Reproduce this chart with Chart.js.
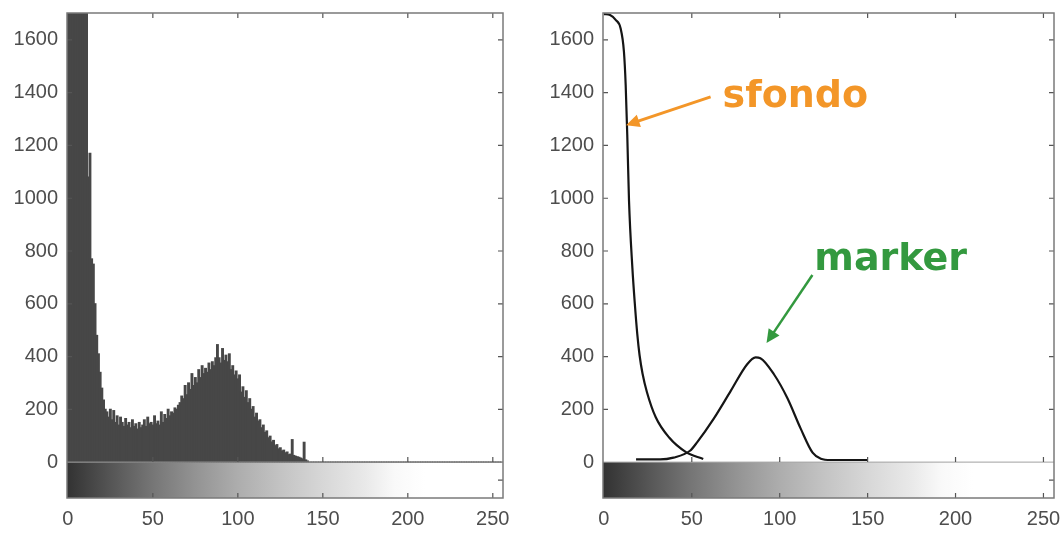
<!DOCTYPE html>
<html>
<head>
<meta charset="utf-8">
<title>Istogramma - sfondo / marker</title>
<script src="https://cdn.jsdelivr.net/npm/chart.js@4.4.0/dist/chart.umd.min.js"></script>
<style>
  html, body { margin: 0; padding: 0; background: #fff; }
  #wrap { position: relative; width: 1063px; height: 533px; overflow: hidden; }
  canvas { position: absolute; top: 0; }
  #histChart { left: 0; }
  #modelChart { left: 540px; }
</style>
</head>
<body>
<div id="wrap">
  <canvas id="histChart" width="540" height="533"></canvas>
  <canvas id="modelChart" width="523" height="533"></canvas>
</div>
<script>
// Grey-level histogram (left) and the two fitted populations (right)

const X_TICKS = [0, 50, 100, 150, 200, 250];
const Y_TICKS = [0, 200, 400, 600, 800, 1000, 1200, 1400, 1600];

// counts per grey level 0..255 (bins 0-11 are clipped at the top)
const HIST_COUNTS = [
  2400, 3100, 3600, 3900, 4100, 3900, 3500, 3000, 2500, 2100, 1850, 1720, 1080, 1170, 770, 750,
  600, 480, 410, 340, 280, 235, 200, 190, 170, 200, 160, 195, 150, 175, 140, 170,
  150, 135, 165, 140, 150, 130, 160, 135, 145, 125, 150, 130, 140, 160, 135, 170,
  145, 150, 140, 175, 145, 155, 140, 190, 150, 180, 165, 200, 175, 190, 185, 205,
  200, 215, 225, 250, 240, 290, 255, 300, 275, 335, 290, 320, 300, 350, 320, 365,
  335, 355, 340, 375, 350, 380, 365, 395, 445, 395, 375, 430, 385, 405, 380, 410,
  350, 365, 330, 345, 315, 330, 265, 285, 245, 270, 225, 240, 200, 210, 170, 185,
  155, 160, 130, 140, 112, 118, 92, 98, 76, 82, 62, 66, 50, 54, 42, 45,
  35, 38, 28, 30, 85, 25, 22, 20, 18, 15, 12, 75, 8, 4, 0, 0,
  0, 0, 0, 0, 0, 0, 0, 0, 0, 0, 0, 0, 0, 0, 0, 0,
  0, 0, 0, 0, 0, 0, 0, 0, 0, 0, 0, 0, 0, 0, 0, 0,
  0, 0, 0, 0, 0, 0, 0, 0, 0, 0, 0, 0, 0, 0, 0, 0,
  0, 0, 0, 0, 0, 0, 0, 0, 0, 0, 0, 0, 0, 0, 0, 0,
  0, 0, 0, 0, 0, 0, 0, 0, 0, 0, 0, 0, 0, 0, 0, 0,
  0, 0, 0, 0, 0, 0, 0, 0, 0, 0, 0, 0, 0, 0, 0, 0,
  0, 0, 0, 0, 0, 0, 0, 0, 0, 0, 0, 0, 0, 0, 0, 0
];

// background curve ("sfondo")
const SFONDO_X = [0, 3.5, 6.7, 9.5, 11.4, 12.4, 13.3, 14.3, 16.2, 17.6, 19, 20.3, 22, 24.5, 29.5, 37, 46.7, 56.5];
const SFONDO_Y = [1698, 1694, 1676, 1644, 1556, 1429, 1240, 989, 737, 600, 485, 405, 335, 265, 170, 94, 38, 12];

// marker curve
const MARKER_X = [18.3, 32, 39.6, 49, 53, 62.5, 72, 81.5, 86.3, 89, 96.8, 104.4, 112, 118.7, 123.4, 129, 150];
const MARKER_Y = [10, 10, 17, 43, 75, 165, 268, 371, 397, 394, 332, 242, 126, 36, 13, 8, 8];

// labels with their arrows, in data coordinates of the right panel
const NOTES = [
  { text: 'sfondo', color: '#f39628', at: [67.5, 1346], from: [60.7, 1384], to: [12.6, 1277], width: 3 },
  { text: 'marker', color: '#33993f', at: [119.7, 728], from: [118.6, 709], to: [92.5, 451], width: 2.5 }
];

const GREY_STOPS = [
  [0, '#333333'], [25, '#555555'], [50, '#767676'], [75, '#939393'], [100, '#adadad'],
  [125, '#c3c3c3'], [150, '#d7d7d7'], [175, '#e9e9e9'], [192, '#f9f9f9'], [210, '#ffffff'], [255, '#ffffff']
];

const Y_MIN = -136;
const Y_MAX = 1702;
const LABEL_FONT = { family: "'Liberation Sans', Arial, sans-serif", size: 20 };
const LABEL_COLOR = '#4d4d4d';

function xy(xs, ys) {
  return xs.map((x, i) => ({ x: x, y: ys[i] }));
}

// grey colour bar under the zero line
const colorBarPlugin = {
  id: 'colorBar',
  beforeDatasetsDraw(chart) {
    const { ctx, chartArea: a, scales: { x, y } } = chart;
    const y0 = y.getPixelForValue(0);
    const x0 = x.getPixelForValue(0);
    const x1 = x.getPixelForValue(255);
    const grad = ctx.createLinearGradient(x0, 0, x1, 0);
    GREY_STOPS.forEach(s => grad.addColorStop(s[0] / 255, s[1]));
    ctx.save();
    ctx.fillStyle = grad;
    ctx.fillRect(a.left, y0, a.right - a.left, a.bottom - y0);
    ctx.restore();
  }
};

// MATLAB style box with inward ticks
const framePlugin = {
  id: 'frame',
  afterDatasetsDraw(chart) {
    const { ctx, chartArea: a, scales: { x, y } } = chart;
    const y0 = y.getPixelForValue(0);
    ctx.save();
    ctx.lineWidth = 1;
    ctx.strokeStyle = '#a0a0a0';
    ctx.beginPath();
    ctx.moveTo(a.left, y0);
    ctx.lineTo(a.right, y0);
    ctx.stroke();

    ctx.strokeStyle = '#555';
    ctx.lineWidth = 1.2;
    ctx.beginPath();
    X_TICKS.slice(1).forEach(t => {
      const px = x.getPixelForValue(t);
      ctx.moveTo(px, a.top); ctx.lineTo(px, a.top + 5);
      ctx.moveTo(px, y0); ctx.lineTo(px, y0 - 5);
      ctx.moveTo(px, a.bottom); ctx.lineTo(px, a.bottom - 5);
    });
    Y_TICKS.slice(1).forEach(t => {
      const py = y.getPixelForValue(t);
      ctx.moveTo(a.left, py); ctx.lineTo(a.left + 5, py);
      ctx.moveTo(a.right, py); ctx.lineTo(a.right - 5, py);
    });
    const mid = (y0 + a.bottom) / 2;
    ctx.moveTo(a.right, mid); ctx.lineTo(a.right - 5, mid);
    ctx.stroke();

    ctx.strokeStyle = '#7a7a7a';
    ctx.lineWidth = 1.5;
    ctx.strokeRect(a.left, a.top, a.right - a.left, a.bottom - a.top);
    ctx.restore();
  }
};

// text labels and arrows on the right panel
const notesPlugin = {
  id: 'notes',
  afterDraw(chart) {
    const { ctx, scales: { x, y } } = chart;
    ctx.save();
    NOTES.forEach(n => {
      ctx.fillStyle = n.color;
      ctx.font = "bold 38px 'DejaVu Sans', sans-serif";
      ctx.textBaseline = 'alphabetic';
      ctx.fillText(n.text, x.getPixelForValue(n.at[0]), y.getPixelForValue(n.at[1]));

      const fx = x.getPixelForValue(n.from[0]), fy = y.getPixelForValue(n.from[1]);
      const tx = x.getPixelForValue(n.to[0]), ty = y.getPixelForValue(n.to[1]);
      const ang = Math.atan2(ty - fy, tx - fx);
      const head = 15;
      ctx.strokeStyle = n.color;
      ctx.lineWidth = n.width;
      ctx.beginPath();
      ctx.moveTo(fx, fy);
      ctx.lineTo(tx - Math.cos(ang) * head * 0.8, ty - Math.sin(ang) * head * 0.8);
      ctx.stroke();
      ctx.beginPath();
      ctx.moveTo(tx, ty);
      ctx.lineTo(tx - head * Math.cos(ang - 0.45), ty - head * Math.sin(ang - 0.45));
      ctx.lineTo(tx - head * Math.cos(ang + 0.45), ty - head * Math.sin(ang + 0.45));
      ctx.closePath();
      ctx.fill();
    });
    ctx.restore();
  }
};

function noPad(s) {
  s.paddingTop = 0; s.paddingBottom = 0; s.paddingLeft = 0; s.paddingRight = 0;
}

function axes(yWidth) {
  return {
    x: {
      type: 'linear',
      min: -0.5,
      max: 256,
      offset: false,
      afterBuildTicks: s => { s.ticks = X_TICKS.map(v => ({ value: v })); },
      afterFit: s => { s.height = 35; noPad(s); },
      grid: { display: false, drawTicks: false, offset: false },
      border: { display: false },
      ticks: { font: LABEL_FONT, color: LABEL_COLOR, padding: 9, maxRotation: 0, callback: v => String(v) }
    },
    y: {
      type: 'linear',
      min: Y_MIN,
      max: Y_MAX,
      afterBuildTicks: s => { s.ticks = Y_TICKS.map(v => ({ value: v })); },
      afterFit: s => { s.width = yWidth; noPad(s); },
      grid: { display: false, drawTicks: false },
      border: { display: false },
      ticks: { font: LABEL_FONT, color: LABEL_COLOR, padding: 9, callback: v => String(v) }
    }
  };
}

const baseOptions = {
  responsive: false,
  animation: false,
  events: [],
  plugins: { legend: { display: false }, tooltip: { enabled: false } }
};

new Chart(document.getElementById('histChart'), {
  type: 'bar',
  data: {
    datasets: [{
      data: xy(HIST_COUNTS.map((c, i) => i), HIST_COUNTS),
      backgroundColor: '#474747',
      borderWidth: 0,
      barPercentage: 1,
      categoryPercentage: 1,
      inflateAmount: 0.6
    }]
  },
  options: Object.assign({}, baseOptions, {
    layout: { padding: { left: 0, right: 37, top: 13, bottom: 0 } },
    scales: axes(67)
  }),
  plugins: [colorBarPlugin, framePlugin]
});

new Chart(document.getElementById('modelChart'), {
  type: 'line',
  data: {
    datasets: [
      { data: xy(SFONDO_X, SFONDO_Y), borderColor: '#151515', borderWidth: 2.2, pointRadius: 0, cubicInterpolationMode: 'monotone', tension: 0.4 },
      { data: xy(MARKER_X, MARKER_Y), borderColor: '#151515', borderWidth: 2.2, pointRadius: 0, cubicInterpolationMode: 'monotone', tension: 0.4 }
    ]
  },
  options: Object.assign({}, baseOptions, {
    layout: { padding: { left: 0, right: 9, top: 13, bottom: 0 } },
    scales: axes(63)
  }),
  plugins: [colorBarPlugin, framePlugin, notesPlugin]
});
</script>
</body>
</html>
* * * * *
## Task requirements
Everything from the top line of the data down to and including the line with "1200, 1400, 1600];" is to be copied, except the pictures.

## Result of this exercise
Reproduce this chart with Chart.js.
<!DOCTYPE html>
<html>
<head>
<meta charset="utf-8">
<title>Istogramma - sfondo / marker</title>
<script src="https://cdn.jsdelivr.net/npm/chart.js@4.4.0/dist/chart.umd.min.js"></script>
<style>
  html, body { margin: 0; padding: 0; background: #fff; }
  #wrap { position: relative; width: 1063px; height: 533px; overflow: hidden; }
  canvas { position: absolute; top: 0; }
  #histChart { left: 0; }
  #modelChart { left: 540px; }
</style>
</head>
<body>
<div id="wrap">
  <canvas id="histChart" width="540" height="533"></canvas>
  <canvas id="modelChart" width="523" height="533"></canvas>
</div>
<script>
// Grey-level histogram (left) and the two fitted populations (right)

const X_TICKS = [0, 50, 100, 150, 200, 250];
const Y_TICKS = [0, 200, 400, 600, 800, 1000, 1200, 1400, 1600];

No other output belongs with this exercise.